Provided material -
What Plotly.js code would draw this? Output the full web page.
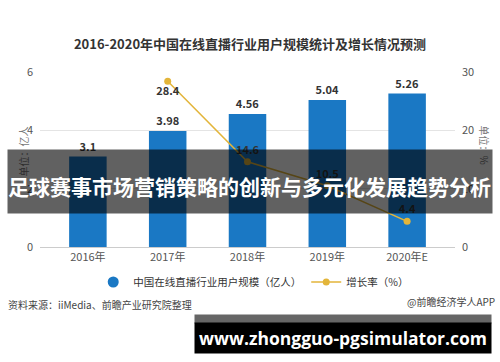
<!DOCTYPE html>
<html>
<head>
<meta charset="utf-8">
<script src="https://cdn.plot.ly/plotly-3.0.1.min.js"></script>
<style>html,body{margin:0;padding:0;background:#fff;}#chart{width:500px;height:362px;}</style>
</head>
<body>
<div id="chart"></div>
<script>
const categories = ["2016年", "2017年", "2018年", "2019年", "2020年E"];
const users = [3.1, 3.98, 4.56, 5.04, 5.26];
const growth = [null, 28.4, 14.6, 10.5, 4.4];
const growthLabels = ["", "28.4", "14.6", "10.5", "4.4"];
const leftTicks = [0, 2, 4, 6];
const rightTicks = [0, 10, 20, 30];

const W = 500, H = 362, L = 40, R = 45, T = 72, B = 115;
const pw = W - L - R, ph = H - T - B;
const px = x => (x - L) / pw;
const py = y => (H - B - y) / ph;
const font = "Noto Sans CJK SC, Noto Sans, sans-serif";

const bars = {
  type: "bar", x: categories, y: users, name: "中国在线直播行业用户规模（亿人）", showlegend: false,
  marker: {color: "#1a78c4"}, width: 0.47,
  text: users.map(v => String(v)), textposition: "outside",
  textfont: {family: font, size: 11, color: "#333", weight: 700},
  cliponaxis: false, hoverinfo: "none"
};
const barLegend = {
  type: "scatter", mode: "markers", x: [null], y: [null], name: "中国在线直播行业用户规模（亿人）",
  marker: {color: "#1a78c4", size: 11, symbol: "circle"}, hoverinfo: "none"
};
const line = {
  type: "scatter", mode: "lines+markers+text", x: categories, y: growth, yaxis: "y2",
  name: "增长率（%）", line: {color: "#e3b53a", width: 1.5},
  marker: {color: "#e3b53a", size: 7},
  text: growthLabels, textposition: ["top center", "bottom center", "top center", "top center", "top center"],
  textfont: {family: font, size: 11, color: "#333", weight: 700},
  cliponaxis: false, hoverinfo: "none"
};

const layout = {
  width: W, height: H, margin: {l: L, r: R, t: T, b: B},
  paper_bgcolor: "#fff", plot_bgcolor: "#fff",
  font: {family: font, color: "#555", size: 11},
  title: {text: "<b>2016-2020年中国在线直播行业用户规模统计及增长情况预测</b>", x: 0.5, xanchor: "center",
          y: 1 - 44 / H, yanchor: "middle", font: {family: font, size: 13, color: "#333"}},
  showlegend: true,
  legend: {orientation: "h", x: 0.515, xanchor: "center", y: py(282), yanchor: "middle",
           font: {family: font, size: 10.5, color: "#333"}, itemwidth: 30},
  xaxis: {type: "category", range: [-0.6, 4.6], showgrid: false, showline: true, linecolor: "#ccc",
          ticks: "", tickfont: {family: font, size: 11, color: "#555"}, zeroline: false},
  yaxis: {range: [0, 6], tickvals: leftTicks, ticktext: leftTicks.map(String), showgrid: true,
          gridcolor: "#e4e4e4", zeroline: false, showline: false, ticks: "", ticklabelstandoff: 6,
          tickfont: {family: font, size: 11, color: "#555"}},
  yaxis2: {range: [0, 30], overlaying: "y", side: "right", tickvals: rightTicks, ticktext: rightTicks.map(String),
           showgrid: false, zeroline: false, showline: false, ticks: "", ticklabelstandoff: 6,
           tickfont: {family: font, size: 11, color: "#555"}},
  annotations: [
    {text: "单位：亿人", xref: "paper", yref: "paper", x: px(13), y: py(152), textangle: -90, showarrow: false,
     font: {family: font, size: 10, color: "#777"}},
    {text: "单位：%", xref: "paper", yref: "paper", x: px(494), y: py(145), textangle: 90, showarrow: false,
     font: {family: font, size: 10, color: "#777"}},
    {text: "资料来源：iiMedia、前瞻产业研究院整理", xref: "paper", yref: "paper", x: px(6), xanchor: "left",
     y: py(314), showarrow: false, font: {family: font, size: 10, color: "#444"}},
    {text: "@前瞻经济学人APP", xref: "paper", yref: "paper", x: px(497), xanchor: "right",
     y: py(311), showarrow: false, font: {family: font, size: 10, color: "#444"}},
    {text: " ", xref: "paper", yref: "paper", x: px(250), y: py(181.5), xanchor: "center", yanchor: "middle",
     width: 484, height: 63, borderpad: 0, bgcolor: "rgba(0,0,0,0.62)", showarrow: false, font: {size: 6}},
    {text: "<b>足球赛事市场营销策略的创新与多元化发展趋势分析</b>", xref: "paper", yref: "paper", x: px(250), y: py(186),
     xanchor: "center", yanchor: "middle", showarrow: false, font: {family: font, size: 21, color: "#fff"}},
    {text: " ", xref: "paper", yref: "paper", x: px(343), y: py(319), xanchor: "center", yanchor: "middle",
     width: 296, height: 8, borderpad: 0, bgcolor: "#666", showarrow: false, font: {size: 6}},
    {text: "<b>www.zhongguo-pgsimulator.com</b>", xref: "paper", yref: "paper", x: px(343), y: py(338),
     xanchor: "center", yanchor: "middle", width: 296, height: 30, borderpad: 0, bgcolor: "#000",
     showarrow: false, font: {family: "Open Sans, sans-serif", size: 17.5, color: "#fff"}}
  ]
};

Plotly.newPlot("chart", [bars, barLegend, line], layout, {displayModeBar: false, staticPlot: true});
</script>
</body>
</html>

Exercise objective -
Omit the pictures and reproduce the listing exactly.

Right answer -
What Plotly.js code would draw this? Output the full web page.
<!DOCTYPE html>
<html>
<head>
<meta charset="utf-8">
<script src="https://cdn.plot.ly/plotly-3.0.1.min.js"></script>
<style>html,body{margin:0;padding:0;background:#fff;}#chart{width:500px;height:362px;}</style>
</head>
<body>
<div id="chart"></div>
<script>
const categories = ["2016年", "2017年", "2018年", "2019年", "2020年E"];
const users = [3.1, 3.98, 4.56, 5.04, 5.26];
const growth = [null, 28.4, 14.6, 10.5, 4.4];
const growthLabels = ["", "28.4", "14.6", "10.5", "4.4"];
const leftTicks = [0, 2, 4, 6];
const rightTicks = [0, 10, 20, 30];

const W = 500, H = 362, L = 40, R = 45, T = 72, B = 115;
const pw = W - L - R, ph = H - T - B;
const px = x => (x - L) / pw;
const py = y => (H - B - y) / ph;
const font = "Noto Sans CJK SC, Noto Sans, sans-serif";

const bars = {
  type: "bar", x: categories, y: users, name: "中国在线直播行业用户规模（亿人）", showlegend: false,
  marker: {color: "#1a78c4"}, width: 0.47,
  text: users.map(v => String(v)), textposition: "outside",
  textfont: {family: font, size: 11, color: "#333", weight: 700},
  cliponaxis: false, hoverinfo: "none"
};
const barLegend = {
  type: "scatter", mode: "markers", x: [null], y: [null], name: "中国在线直播行业用户规模（亿人）",
  marker: {color: "#1a78c4", size: 11, symbol: "circle"}, hoverinfo: "none"
};
const line = {
  type: "scatter", mode: "lines+markers+text", x: categories, y: growth, yaxis: "y2",
  name: "增长率（%）", line: {color: "#e3b53a", width: 1.5},
  marker: {color: "#e3b53a", size: 7},
  text: growthLabels, textposition: ["top center", "bottom center", "top center", "top center", "top center"],
  textfont: {family: font, size: 11, color: "#333", weight: 700},
  cliponaxis: false, hoverinfo: "none"
};

const layout = {
  width: W, height: H, margin: {l: L, r: R, t: T, b: B},
  paper_bgcolor: "#fff", plot_bgcolor: "#fff",
  font: {family: font, color: "#555", size: 11},
  title: {text: "<b>2016-2020年中国在线直播行业用户规模统计及增长情况预测</b>", x: 0.5, xanchor: "center",
          y: 1 - 44 / H, yanchor: "middle", font: {family: font, size: 13, color: "#333"}},
  showlegend: true,
  legend: {orientation: "h", x: 0.515, xanchor: "center", y: py(282), yanchor: "middle",
           font: {family: font, size: 10.5, color: "#333"}, itemwidth: 30},
  xaxis: {type: "category", range: [-0.6, 4.6], showgrid: false, showline: true, linecolor: "#ccc",
          ticks: "", tickfont: {family: font, size: 11, color: "#555"}, zeroline: false},
  yaxis: {range: [0, 6], tickvals: leftTicks, ticktext: leftTicks.map(String), showgrid: true,
          gridcolor: "#e4e4e4", zeroline: false, showline: false, ticks: "", ticklabelstandoff: 6,
          tickfont: {family: font, size: 11, color: "#555"}},
  yaxis2: {range: [0, 30], overlaying: "y", side: "right", tickvals: rightTicks, ticktext: rightTicks.map(String),
           showgrid: false, zeroline: false, showline: false, ticks: "", ticklabelstandoff: 6,
           tickfont: {family: font, size: 11, color: "#555"}},
  annotations: [
    {text: "单位：亿人", xref: "paper", yref: "paper", x: px(13), y: py(152), textangle: -90, showarrow: false,
     font: {family: font, size: 10, color: "#777"}},
    {text: "单位：%", xref: "paper", yref: "paper", x: px(494), y: py(145), textangle: 90, showarrow: false,
     font: {family: font, size: 10, color: "#777"}},
    {text: "资料来源：iiMedia、前瞻产业研究院整理", xref: "paper", yref: "paper", x: px(6), xanchor: "left",
     y: py(314), showarrow: false, font: {family: font, size: 10, color: "#444"}},
    {text: "@前瞻经济学人APP", xref: "paper", yref: "paper", x: px(497), xanchor: "right",
     y: py(311), showarrow: false, font: {family: font, size: 10, color: "#444"}},
    {text: " ", xref: "paper", yref: "paper", x: px(250), y: py(181.5), xanchor: "center", yanchor: "middle",
     width: 484, height: 63, borderpad: 0, bgcolor: "rgba(0,0,0,0.62)", showarrow: false, font: {size: 6}},
    {text: "<b>足球赛事市场营销策略的创新与多元化发展趋势分析</b>", xref: "paper", yref: "paper", x: px(250), y: py(186),
     xanchor: "center", yanchor: "middle", showarrow: false, font: {family: font, size: 21, color: "#fff"}},
    {text: " ", xref: "paper", yref: "paper", x: px(343), y: py(319), xanchor: "center", yanchor: "middle",
     width: 296, height: 8, borderpad: 0, bgcolor: "#666", showarrow: false, font: {size: 6}},
    {text: "<b>www.zhongguo-pgsimulator.com</b>", xref: "paper", yref: "paper", x: px(343), y: py(338),
     xanchor: "center", yanchor: "middle", width: 296, height: 30, borderpad: 0, bgcolor: "#000",
     showarrow: false, font: {family: "Open Sans, sans-serif", size: 17.5, color: "#fff"}}
  ]
};

Plotly.newPlot("chart", [bars, barLegend, line], layout, {displayModeBar: false, staticPlot: true});
</script>
</body>
</html>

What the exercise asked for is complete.